Give again only the lines running from the one with "Rebuild this chart" through the one with "return (x - L) / PW", inclusive. Omit every picture.

Rows from a dataset of charts and code:
Begin

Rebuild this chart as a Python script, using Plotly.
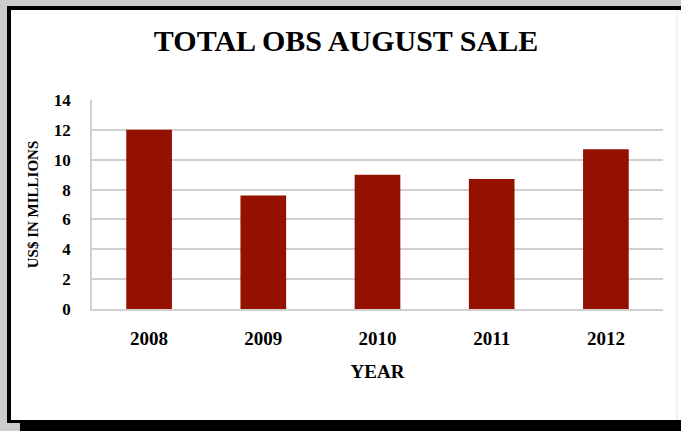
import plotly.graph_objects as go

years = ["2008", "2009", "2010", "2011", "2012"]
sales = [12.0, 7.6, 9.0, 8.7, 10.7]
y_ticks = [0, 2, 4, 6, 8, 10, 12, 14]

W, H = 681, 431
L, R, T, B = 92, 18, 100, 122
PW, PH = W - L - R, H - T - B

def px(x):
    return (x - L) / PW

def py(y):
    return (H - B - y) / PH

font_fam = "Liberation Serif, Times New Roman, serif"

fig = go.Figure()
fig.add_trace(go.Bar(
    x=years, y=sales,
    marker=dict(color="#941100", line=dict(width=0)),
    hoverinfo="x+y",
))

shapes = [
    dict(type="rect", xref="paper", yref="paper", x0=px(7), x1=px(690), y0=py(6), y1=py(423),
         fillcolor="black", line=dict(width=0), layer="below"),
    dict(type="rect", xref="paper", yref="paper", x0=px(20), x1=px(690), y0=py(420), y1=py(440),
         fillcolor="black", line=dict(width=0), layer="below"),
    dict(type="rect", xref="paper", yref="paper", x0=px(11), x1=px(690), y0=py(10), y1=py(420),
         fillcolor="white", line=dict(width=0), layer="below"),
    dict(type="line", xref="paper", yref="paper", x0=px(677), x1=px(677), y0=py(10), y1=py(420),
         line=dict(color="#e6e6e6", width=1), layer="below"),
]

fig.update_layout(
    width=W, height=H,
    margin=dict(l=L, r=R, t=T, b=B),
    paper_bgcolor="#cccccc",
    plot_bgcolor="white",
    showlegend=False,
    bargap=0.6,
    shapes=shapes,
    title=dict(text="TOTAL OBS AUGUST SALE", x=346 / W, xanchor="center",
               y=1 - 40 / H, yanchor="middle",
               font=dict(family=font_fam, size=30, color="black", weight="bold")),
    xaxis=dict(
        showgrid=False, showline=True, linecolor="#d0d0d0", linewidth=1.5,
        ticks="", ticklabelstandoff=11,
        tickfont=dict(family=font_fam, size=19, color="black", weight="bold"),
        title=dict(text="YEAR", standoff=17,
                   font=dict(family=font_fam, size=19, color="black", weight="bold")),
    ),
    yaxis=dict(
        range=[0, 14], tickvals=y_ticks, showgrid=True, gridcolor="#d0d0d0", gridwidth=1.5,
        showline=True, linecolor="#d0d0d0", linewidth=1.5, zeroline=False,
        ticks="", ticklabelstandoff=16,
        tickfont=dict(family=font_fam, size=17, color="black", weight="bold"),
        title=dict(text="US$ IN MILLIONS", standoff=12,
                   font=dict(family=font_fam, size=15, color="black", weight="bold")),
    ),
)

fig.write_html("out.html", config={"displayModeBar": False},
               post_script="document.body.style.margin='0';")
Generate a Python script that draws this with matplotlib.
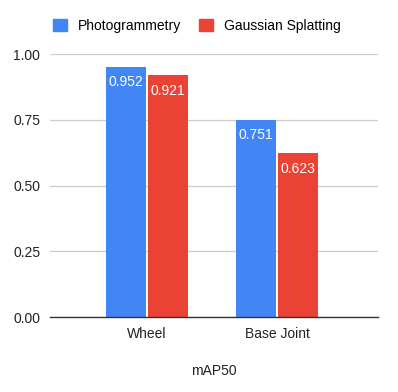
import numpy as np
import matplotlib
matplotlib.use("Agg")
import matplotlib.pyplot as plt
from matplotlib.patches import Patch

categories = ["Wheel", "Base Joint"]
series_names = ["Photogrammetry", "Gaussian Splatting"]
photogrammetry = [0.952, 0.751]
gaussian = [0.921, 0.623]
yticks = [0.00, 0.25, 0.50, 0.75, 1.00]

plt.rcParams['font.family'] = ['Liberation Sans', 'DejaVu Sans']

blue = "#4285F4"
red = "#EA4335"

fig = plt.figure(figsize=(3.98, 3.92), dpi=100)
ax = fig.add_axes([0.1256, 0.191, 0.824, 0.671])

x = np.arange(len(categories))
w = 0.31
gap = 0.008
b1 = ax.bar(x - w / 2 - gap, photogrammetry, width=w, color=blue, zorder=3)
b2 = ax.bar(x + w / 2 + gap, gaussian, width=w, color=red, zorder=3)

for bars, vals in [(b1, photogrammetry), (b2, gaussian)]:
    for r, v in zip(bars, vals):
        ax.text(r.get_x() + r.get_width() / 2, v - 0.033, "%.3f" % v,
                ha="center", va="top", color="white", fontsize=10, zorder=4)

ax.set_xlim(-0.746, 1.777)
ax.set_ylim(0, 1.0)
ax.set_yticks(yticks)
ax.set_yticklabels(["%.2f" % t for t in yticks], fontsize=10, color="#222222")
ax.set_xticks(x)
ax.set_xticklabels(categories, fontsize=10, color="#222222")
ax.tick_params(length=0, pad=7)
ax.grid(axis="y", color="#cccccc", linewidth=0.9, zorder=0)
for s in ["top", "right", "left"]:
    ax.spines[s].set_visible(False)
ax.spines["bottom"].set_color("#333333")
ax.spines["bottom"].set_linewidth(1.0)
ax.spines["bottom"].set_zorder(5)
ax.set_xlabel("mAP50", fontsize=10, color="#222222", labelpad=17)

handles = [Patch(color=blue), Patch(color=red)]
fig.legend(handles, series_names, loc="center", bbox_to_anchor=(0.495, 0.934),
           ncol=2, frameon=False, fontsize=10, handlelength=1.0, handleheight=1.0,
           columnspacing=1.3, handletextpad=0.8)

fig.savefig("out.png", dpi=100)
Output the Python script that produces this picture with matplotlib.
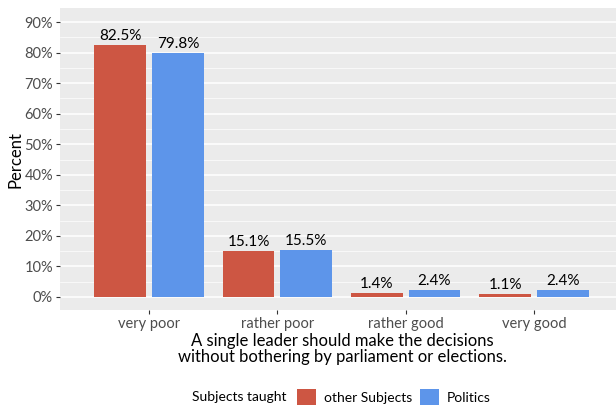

End
Begin

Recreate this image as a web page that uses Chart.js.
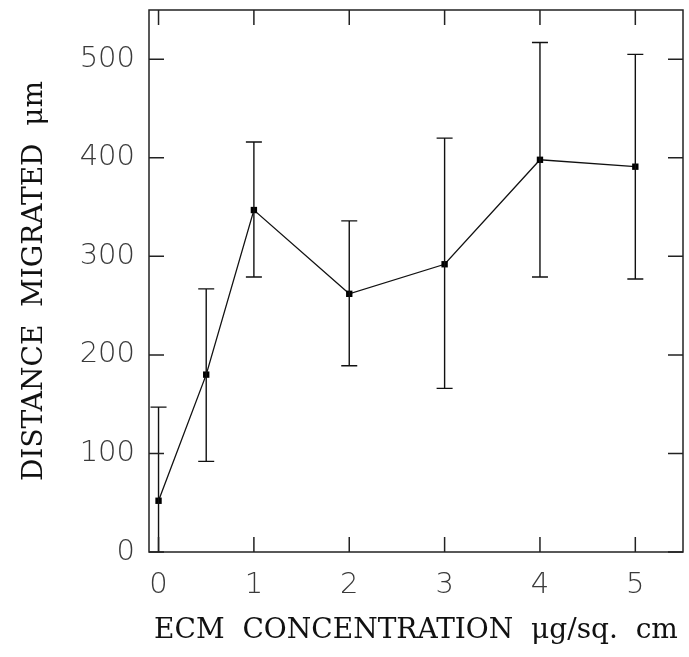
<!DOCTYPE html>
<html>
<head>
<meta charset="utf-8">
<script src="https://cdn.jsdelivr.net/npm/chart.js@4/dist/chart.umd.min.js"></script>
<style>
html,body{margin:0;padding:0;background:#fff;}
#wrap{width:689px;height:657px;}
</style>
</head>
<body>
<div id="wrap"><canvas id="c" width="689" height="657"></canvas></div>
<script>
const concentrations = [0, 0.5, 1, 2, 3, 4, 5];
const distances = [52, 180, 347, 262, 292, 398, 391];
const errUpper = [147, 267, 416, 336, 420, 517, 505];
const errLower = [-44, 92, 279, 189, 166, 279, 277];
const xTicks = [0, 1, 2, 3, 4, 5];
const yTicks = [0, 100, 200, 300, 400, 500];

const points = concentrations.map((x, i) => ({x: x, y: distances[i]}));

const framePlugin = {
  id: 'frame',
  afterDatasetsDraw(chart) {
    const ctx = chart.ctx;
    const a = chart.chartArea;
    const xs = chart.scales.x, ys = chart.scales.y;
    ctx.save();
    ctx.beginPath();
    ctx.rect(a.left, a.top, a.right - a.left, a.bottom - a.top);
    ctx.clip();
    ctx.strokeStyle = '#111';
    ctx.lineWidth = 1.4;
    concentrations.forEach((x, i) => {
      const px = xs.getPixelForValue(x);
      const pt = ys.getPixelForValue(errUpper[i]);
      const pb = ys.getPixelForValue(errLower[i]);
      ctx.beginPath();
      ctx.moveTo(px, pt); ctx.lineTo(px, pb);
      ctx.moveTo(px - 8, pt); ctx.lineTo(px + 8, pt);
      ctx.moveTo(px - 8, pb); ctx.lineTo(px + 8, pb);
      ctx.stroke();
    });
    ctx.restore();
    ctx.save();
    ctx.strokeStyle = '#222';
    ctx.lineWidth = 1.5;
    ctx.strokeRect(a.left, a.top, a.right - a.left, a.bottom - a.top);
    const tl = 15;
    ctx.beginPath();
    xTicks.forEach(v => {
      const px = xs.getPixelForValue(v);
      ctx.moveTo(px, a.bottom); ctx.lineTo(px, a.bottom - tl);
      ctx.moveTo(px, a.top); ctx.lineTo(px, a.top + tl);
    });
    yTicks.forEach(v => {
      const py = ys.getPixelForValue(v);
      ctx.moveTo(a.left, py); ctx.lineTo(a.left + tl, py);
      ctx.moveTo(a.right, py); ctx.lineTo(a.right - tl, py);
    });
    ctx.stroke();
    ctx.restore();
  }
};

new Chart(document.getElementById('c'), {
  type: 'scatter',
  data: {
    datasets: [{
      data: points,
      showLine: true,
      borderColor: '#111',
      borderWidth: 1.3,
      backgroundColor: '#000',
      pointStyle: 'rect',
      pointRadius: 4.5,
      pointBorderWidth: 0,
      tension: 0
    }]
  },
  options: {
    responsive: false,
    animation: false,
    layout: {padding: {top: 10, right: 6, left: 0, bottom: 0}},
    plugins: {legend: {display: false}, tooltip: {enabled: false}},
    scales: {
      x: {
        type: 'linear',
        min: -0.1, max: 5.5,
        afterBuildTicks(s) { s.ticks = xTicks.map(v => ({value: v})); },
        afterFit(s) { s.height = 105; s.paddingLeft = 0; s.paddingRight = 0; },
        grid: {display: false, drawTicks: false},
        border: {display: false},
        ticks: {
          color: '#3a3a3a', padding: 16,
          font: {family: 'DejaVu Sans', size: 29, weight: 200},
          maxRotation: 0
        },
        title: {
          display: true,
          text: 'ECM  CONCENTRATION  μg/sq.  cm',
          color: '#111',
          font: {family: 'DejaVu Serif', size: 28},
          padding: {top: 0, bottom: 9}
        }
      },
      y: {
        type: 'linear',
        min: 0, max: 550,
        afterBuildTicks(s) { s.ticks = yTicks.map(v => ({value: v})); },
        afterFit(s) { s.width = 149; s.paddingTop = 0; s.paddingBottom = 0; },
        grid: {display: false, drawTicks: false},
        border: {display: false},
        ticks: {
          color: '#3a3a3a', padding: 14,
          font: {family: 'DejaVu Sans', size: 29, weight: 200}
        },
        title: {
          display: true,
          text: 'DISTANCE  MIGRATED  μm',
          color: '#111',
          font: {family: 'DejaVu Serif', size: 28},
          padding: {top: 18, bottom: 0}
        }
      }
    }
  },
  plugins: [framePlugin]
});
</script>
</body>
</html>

End

**ANSWER FOR THIS EXERCISE**
Rebuild this chart as a Python script, using Plotly.
import plotly.graph_objects as go

years = ["2008", "2009", "2010", "2011", "2012"]
sales = [12.0, 7.6, 9.0, 8.7, 10.7]
y_ticks = [0, 2, 4, 6, 8, 10, 12, 14]

W, H = 681, 431
L, R, T, B = 92, 18, 100, 122
PW, PH = W - L - R, H - T - B

def px(x):
    return (x - L) / PW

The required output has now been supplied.